The task:
Starting at the first line of the listing below, repeat each line up to and including the one containing "0.1, step: 0.02". Leave out pictures.

Data lines:
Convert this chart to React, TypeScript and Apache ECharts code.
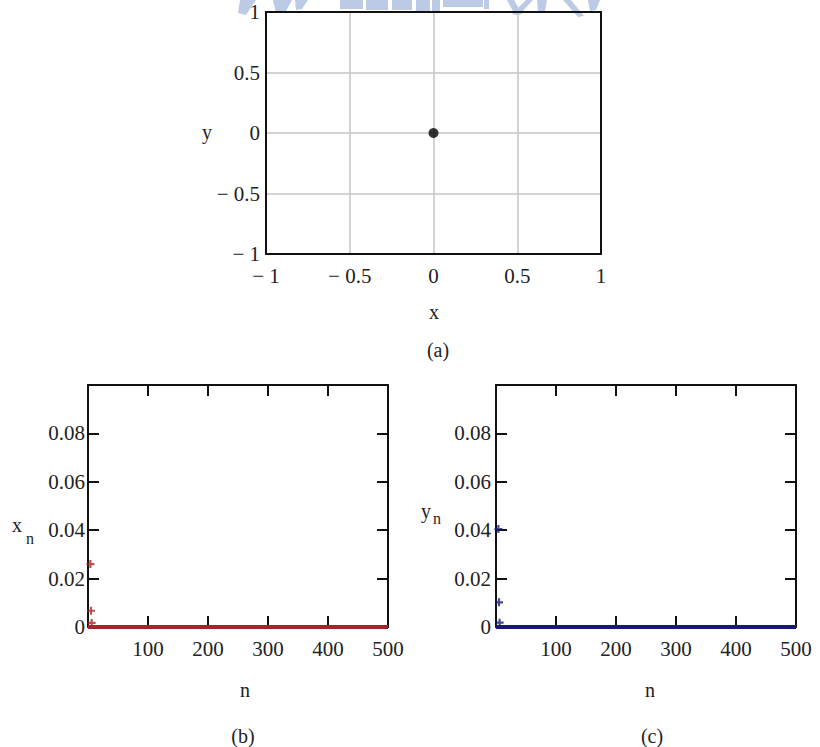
import React, { useEffect, useRef } from "react";
import * as echarts from "echarts";

// ---- data ----
// (a) phase plane: single fixed point
const phasePoint: [number, number][] = [[0, 0]];
const phaseTicks = { min: -1, max: 1, step: 0.5 };

// (b) x_n : early transient points then zero
const xnEarlyN = [4, 5, 6];
const xnEarlyV = [0.026, 0.0067, 0.0017];
const xnTailN = [0, 500];
const xnTailV = [0, 0];

// (c) y_n : early transient points then zero
const ynEarlyN = [4, 5, 6];
const ynEarlyV = [0.0405, 0.0102, 0.0018];
const ynTailN = [0, 500];
const ynTailV = [0, 0];

const nAxis = { min: 0, max: 500, step: 100 };
const vAxis = { min: 0, max: 0.1, step: 0.02 };

const FONT = "'Liberation Serif', 'DejaVu Serif', serif";
const RED = "#a8222a";
const BLUE = "#17187e";
const WM = "#bccae6";

const plusPath = "path://M2.2,0H3.8V2.2H6V3.8H3.8V6H2.2V3.8H0V2.2H2.2Z";

const fmtSigned = (v: number) => {
  const r = Math.round(v * 100) / 100;
  if (r < 0) return "\u2212 " + String(-r);
  return String(r);
};
const fmtV = (v: number) => (v > 0.099 ? "" : String(Math.round(v * 100) / 100));
const fmtN = (v: number) => (v === 0 ? "" : String(v));

const zip = (a: number[], b: number[]) => a.map((x, i) => [x, b[i]]);

function bottomAxes(grid: number, labelMarginY: number) {
  const tick = { show: true, inside: true, length: 11, lineStyle: { color: "#111", width: 2 } };
  const line = { show: true, lineStyle: { color: "#111", width: 2 } };
  const lbl = { fontFamily: FONT, fontSize: 21, color: "#222" };
  return {
    x: [
      {
        gridIndex: grid, type: "value", min: nAxis.min, max: nAxis.max, interval: nAxis.step,
        axisLine: { ...line, onZero: false }, axisTick: tick, splitLine: { show: false },
        axisLabel: { ...lbl, margin: 11, formatter: fmtN },
      },
      {
        gridIndex: grid, type: "value", position: "top", min: nAxis.min, max: nAxis.max, interval: nAxis.step,
        axisLine: { ...line, onZero: false }, axisTick: tick, splitLine: { show: false },
        axisLabel: { show: false },
      },
    ],
    y: [
      {
        gridIndex: grid, type: "value", min: vAxis.min, max: vAxis.max, interval: vAxis.step,
        axisLine: { ...line, onZero: false }, axisTick: tick, splitLine: { show: false },
        axisLabel: { ...lbl, margin: labelMarginY, formatter: fmtV },
      },
      {
        gridIndex: grid, type: "value", position: "right", min: vAxis.min, max: vAxis.max, interval: vAxis.step,
        axisLine: { ...line, onZero: false }, axisTick: tick, splitLine: { show: false },
        axisLabel: { show: false },
      },
    ],
  };
}

export default function App() {
  const ref = useRef<HTMLDivElement>(null);
  useEffect(() => {
    if (!ref.current) return;
    const chart = echarts.init(ref.current, undefined, { renderer: "svg" });
    const b = bottomAxes(1, 3);
    const c = bottomAxes(2, 5);
    const border = { show: true, lineStyle: { color: "#111", width: 2 } };
    const split = { show: true, showMinLine: false, showMaxLine: false, lineStyle: { color: "#c6c6c6", width: 1.5 } };
    const lblA = { fontFamily: FONT, fontSize: 21, color: "#222", formatter: fmtSigned };

    const txt = (text: string, x: number, y: number, size = 20, align = "center") => ({
      type: "text", x, y, z: 10,
      style: { text, fill: "#222", font: `${size}px ${FONT}`, textAlign: align, textVerticalAlign: "middle" },
    });
    const poly = (points: number[][]) => ({ type: "polygon", shape: { points }, style: { fill: WM }, z: 0, silent: true });

    chart.setOption({
      animation: false,
      backgroundColor: "#ffffff",
      grid: [
        { left: 266, top: 12, width: 335, height: 242 },
        { left: 88, top: 385, width: 300, height: 242 },
        { left: 496, top: 385, width: 300, height: 242 },
      ],
      xAxis: [
        {
          gridIndex: 0, type: "value", min: phaseTicks.min, max: phaseTicks.max, interval: phaseTicks.step,
          axisLine: { ...border, onZero: false }, axisTick: { show: false }, splitLine: split,
          axisLabel: { ...lblA, margin: 11 },
        },
        {
          gridIndex: 0, type: "value", position: "top", min: phaseTicks.min, max: phaseTicks.max, interval: phaseTicks.step,
          axisLine: { ...border, onZero: false }, axisTick: { show: false }, splitLine: { show: false },
          axisLabel: { show: false },
        },
        ...b.x,
        ...c.x,
      ],
      yAxis: [
        {
          gridIndex: 0, type: "value", min: phaseTicks.min, max: phaseTicks.max, interval: phaseTicks.step,
          axisLine: { ...border, onZero: false }, axisTick: { show: false }, splitLine: split,
          axisLabel: { ...lblA, margin: 6 },
        },
        {
          gridIndex: 0, type: "value", position: "right", min: phaseTicks.min, max: phaseTicks.max, interval: phaseTicks.step,
          axisLine: { ...border, onZero: false }, axisTick: { show: false }, splitLine: { show: false },
          axisLabel: { show: false },
        },
        ...b.y,
        ...c.y,
      ],
      series: [
        {
          type: "scatter", xAxisIndex: 0, yAxisIndex: 0, data: phasePoint,
          symbol: "circle", symbolSize: 10, itemStyle: { color: "#000" }, z: 5,
        },
        {
          type: "line", xAxisIndex: 2, yAxisIndex: 2, data: zip(xnTailN, xnTailV),
          showSymbol: false, clip: false, lineStyle: { color: RED, width: 4 }, z: 4,
        },
        {
          type: "scatter", xAxisIndex: 2, yAxisIndex: 2, data: zip(xnEarlyN, xnEarlyV),
          symbol: plusPath, symbolSize: 8, clip: false, itemStyle: { color: RED }, z: 5,
        },
        {
          type: "line", xAxisIndex: 4, yAxisIndex: 4, data: zip(ynTailN, ynTailV),
          showSymbol: false, clip: false, lineStyle: { color: BLUE, width: 4 }, z: 4,
        },
        {
          type: "scatter", xAxisIndex: 4, yAxisIndex: 4, data: zip(ynEarlyN, ynEarlyV),
          symbol: plusPath, symbolSize: 8, clip: false, itemStyle: { color: BLUE }, z: 5,
        },
      ],
      graphic: [
        // faint watermark fragments at top edge
        poly([[240, 0], [256, 0], [246, 15], [238, 13]]),
        poly([[273, 0], [292, 0], [286, 11], [276, 13]]),
        poly([[295, 0], [308, 0], [302, 9], [296, 10]]),
        poly([[340, 0], [363, 0], [363, 9], [340, 9]]),
        poly([[366, 0], [388, 0], [388, 10], [366, 10]]),
        poly([[392, 0], [412, 0], [412, 10], [392, 10]]),
        poly([[416, 0], [430, 0], [430, 11], [416, 11]]),
        poly([[432, 0], [440, 0], [440, 12], [432, 12]]),
        poly([[443, 0], [483, 0], [483, 7], [443, 7]]),
        poly([[484, 0], [489, 0], [489, 9], [484, 9]]),
        poly([[507, 0], [514, 0], [522, 14], [515, 15]]),
        poly([[526, 0], [533, 0], [519, 15], [512, 14]]),
        poly([[537, 0], [547, 0], [545, 11], [538, 11]]),
        poly([[563, 0], [571, 0], [584, 16], [578, 17]]),
        poly([[588, 0], [600, 0], [596, 10], [590, 11]]),
        // axis titles and captions
        txt("y", 207, 132),
        txt("x", 434, 312),
        txt("(a)", 438, 350),
        txt("x", 17, 525),
        txt("n", 30, 538, 16),
        txt("n", 245, 690),
        txt("(b)", 243, 736),
        txt("y", 426, 511),
        txt("n", 437, 518, 16),
        txt("n", 650, 690),
        txt("(c)", 652, 736),
      ],
    });
    return () => chart.dispose();
  }, []);
  return (
    <div
      ref={ref}
      style={{ position: "absolute", left: 0, top: 0, width: 820, height: 747, background: "#fff" }}
    />
  );
}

Solution below:
Convert this chart to React, TypeScript and Apache ECharts code.
import React, { useEffect, useRef } from "react";
import * as echarts from "echarts";

// ---- data ----
// (a) phase plane: single fixed point
const phasePoint: [number, number][] = [[0, 0]];
const phaseTicks = { min: -1, max: 1, step: 0.5 };

// (b) x_n : early transient points then zero
const xnEarlyN = [4, 5, 6];
const xnEarlyV = [0.026, 0.0067, 0.0017];
const xnTailN = [0, 500];
const xnTailV = [0, 0];

// (c) y_n : early transient points then zero
const ynEarlyN = [4, 5, 6];
const ynEarlyV = [0.0405, 0.0102, 0.0018];
const ynTailN = [0, 500];
const ynTailV = [0, 0];

const nAxis = { min: 0, max: 500, step: 100 };
const vAxis = { min: 0, max: 0.1, step: 0.02 };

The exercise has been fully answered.